艾教授奇怪,又非相亲,便随意敷衍:“听说西方医学院招生,很注重外貌,这病人遇上美女大夫,病也好了我一半。像你这样的大鼻子,病孩看了就害怕。”

“教授,能配上我师妹的人可不多,她医术好,生相好,还难得心地好。老嫂子走了一些年了,你也该有个伴,生物学家道金斯说,‘人在阳光下度过短暂的一生’,没有个好伴,哪有阳光?建议你盯上你未来的太阳。”

“追逐有夫良妇家女,你让我缺德。”

“我师妹是自由人,你大胆的追啊,莫失时机。他的情况有机会再同你细说。挂了,有急诊。”

放下电话,艾教授未免心动了一下,如果不是结缘女弟子,他会考虑大鼻子的建议,有位女医生作伴,对男人的晚年来说是求之不得。自柳留梅人流后,他考虑是否重新审视秘密状态下的生活,或是公开,或是结束。所以当护士问及人流后要不要按上节育环时,他回答不用,正是他想结束这种可能是害己害人的生活。

说到曹操曹操到,就在大鼻子来电话的这天下午,有人从后门按响门铃,打开后门,见是衣裳大夫。

“艾教授,你是真人不露相啊!”衣大夫进门后说,“上回你去找我时,你说在我们医院门外跌了一跤。”

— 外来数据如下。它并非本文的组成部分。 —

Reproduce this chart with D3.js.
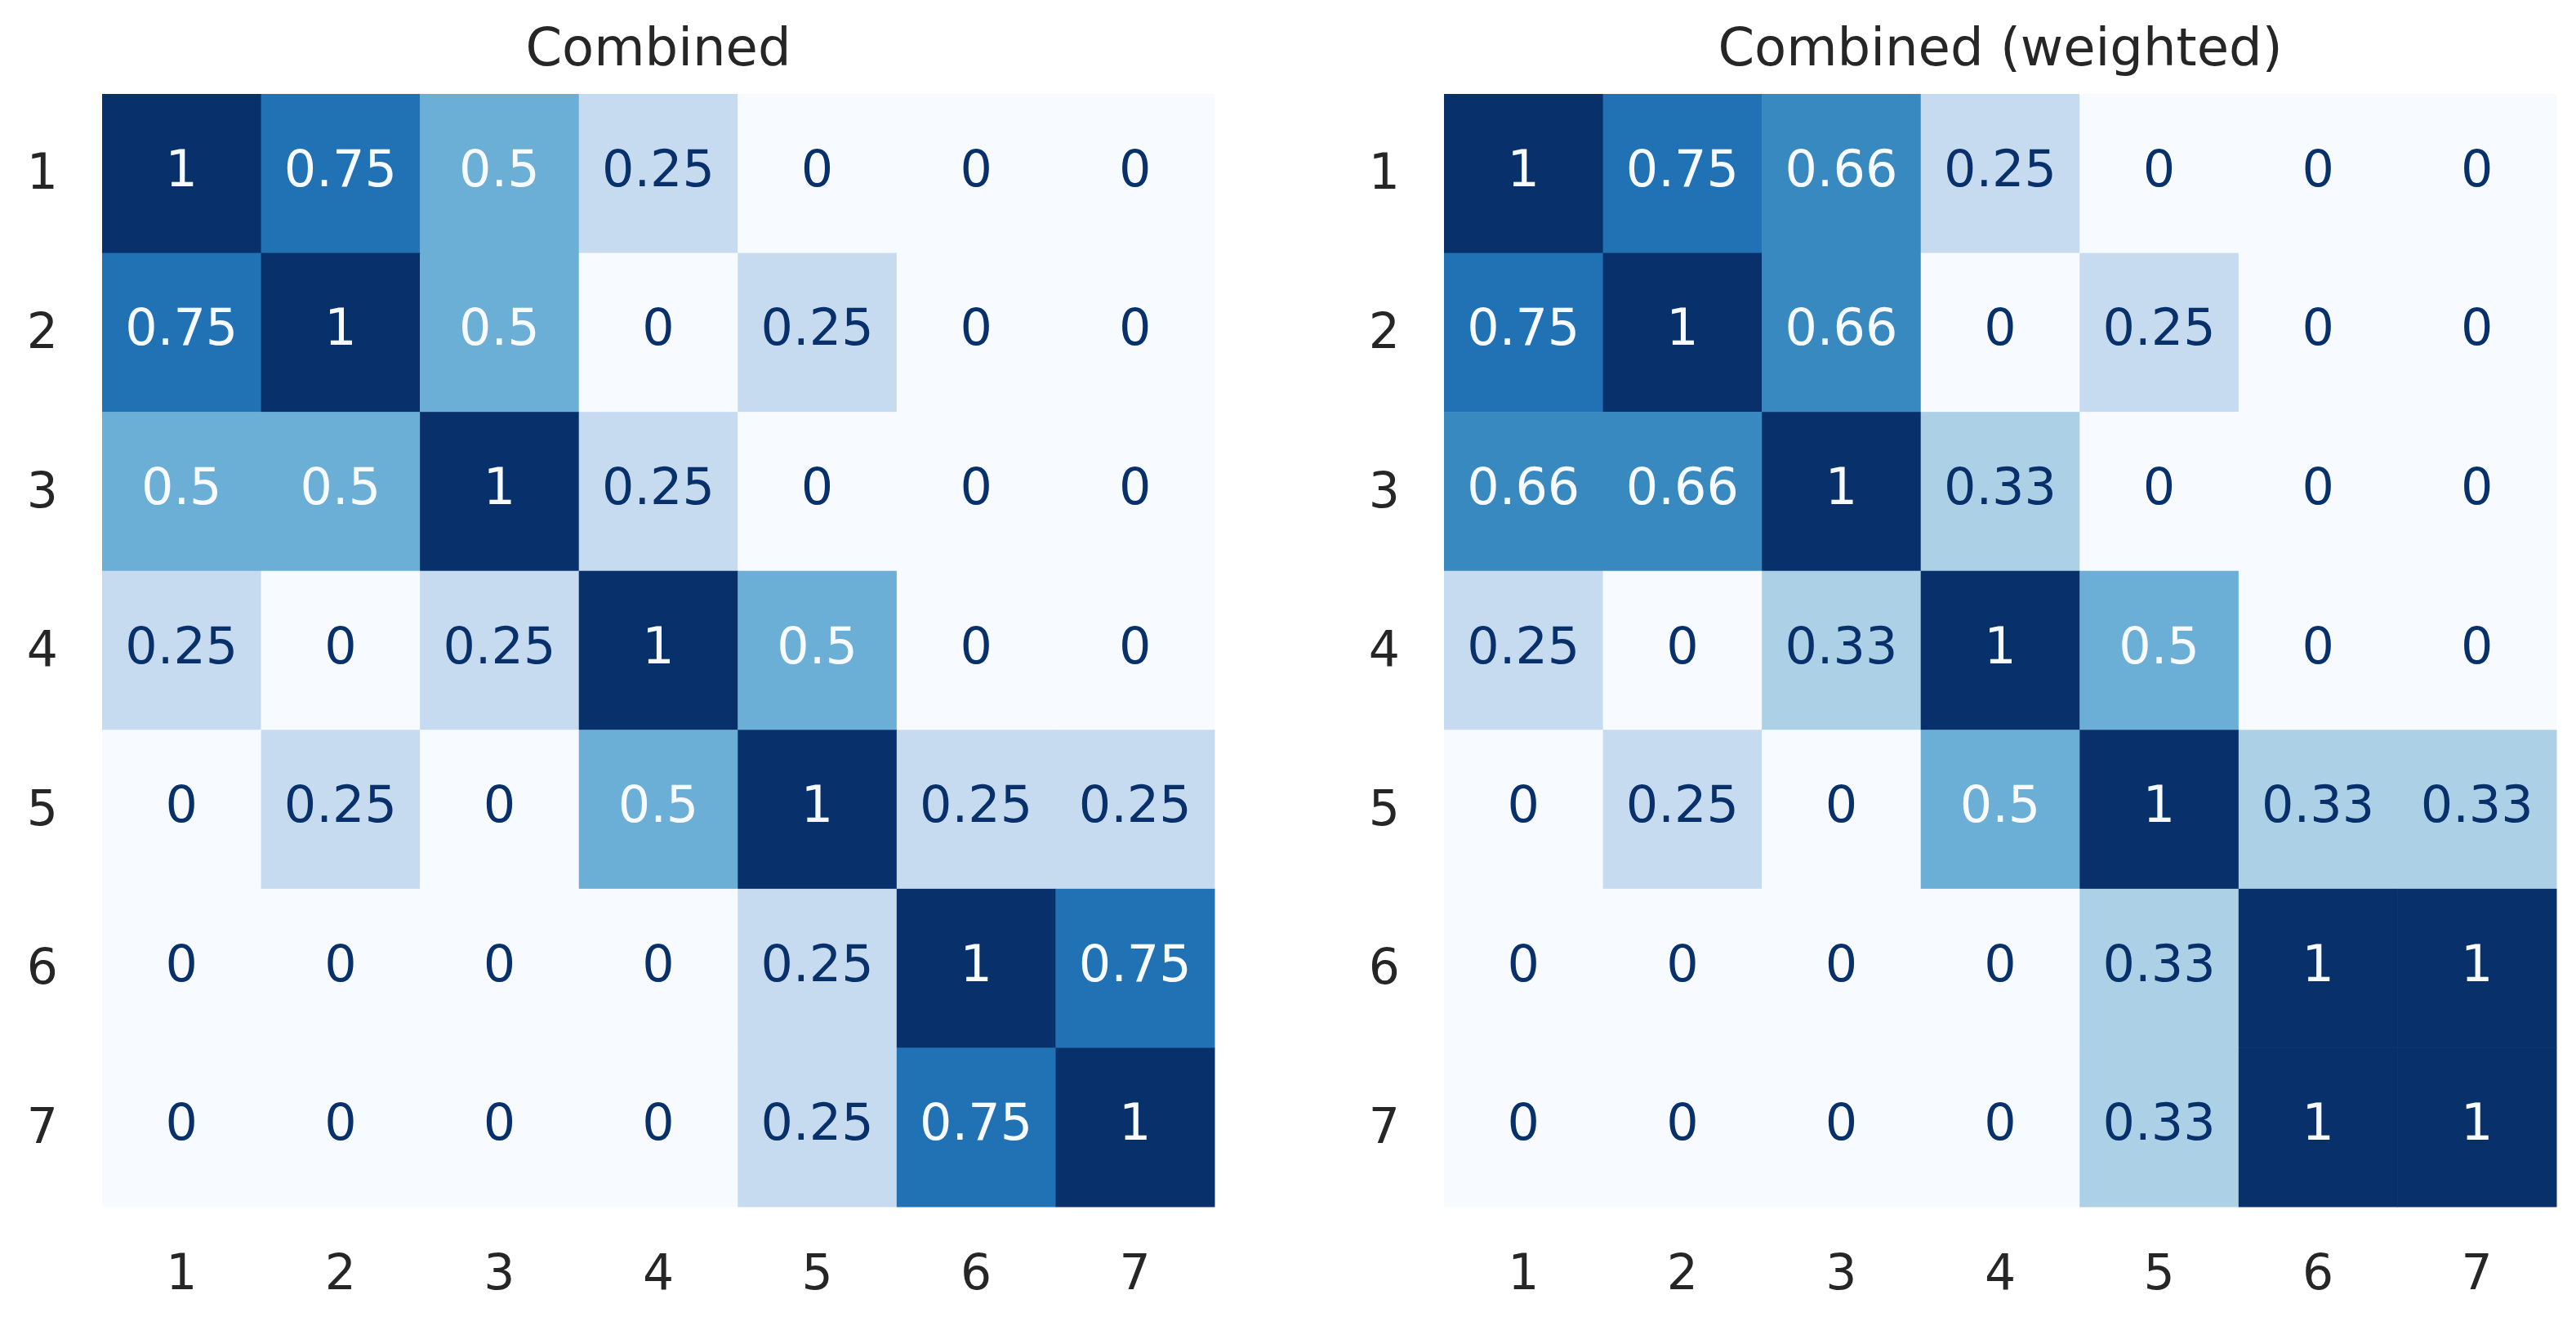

“那也算是你们医院的外面啊?”艾教授笑说,“那会还真的要感谢你及时处理,你给的一小瓶消毒汁和棉签还保存着,说不定以后还用得上,人老了重心不稳好摔倒。”

“外面有位客人见不见?”

艾教授立即跨出门,见小车边上一个人手提着两大包东西,那人不是别人,正是上回惹事的年轻司机,他谦卑的笑容望着艾教授。

艾教授明白了,立即迎了上去。

三人坐定,衣主任笑说:“教授,你何不早说,额上的伤怎么来的呢?那天我儿子开车回来,没有说车子撞树的事,第二天才告诉我,说出了点小事故,给我讲了事情的过程,说幸而碰上个好人,才没有被纠缠,竟还付了十元车费。我便问这位好人名字,哪个单位的人,我那晕乎儿说警察知道。可能那天儿子也吓慌了。我那几天也正忙,一直想同儿子来看望您,知道今天方来,实在有愧。”

艾教授泡了两杯蒙山茶,是前不久秦根托人送来的。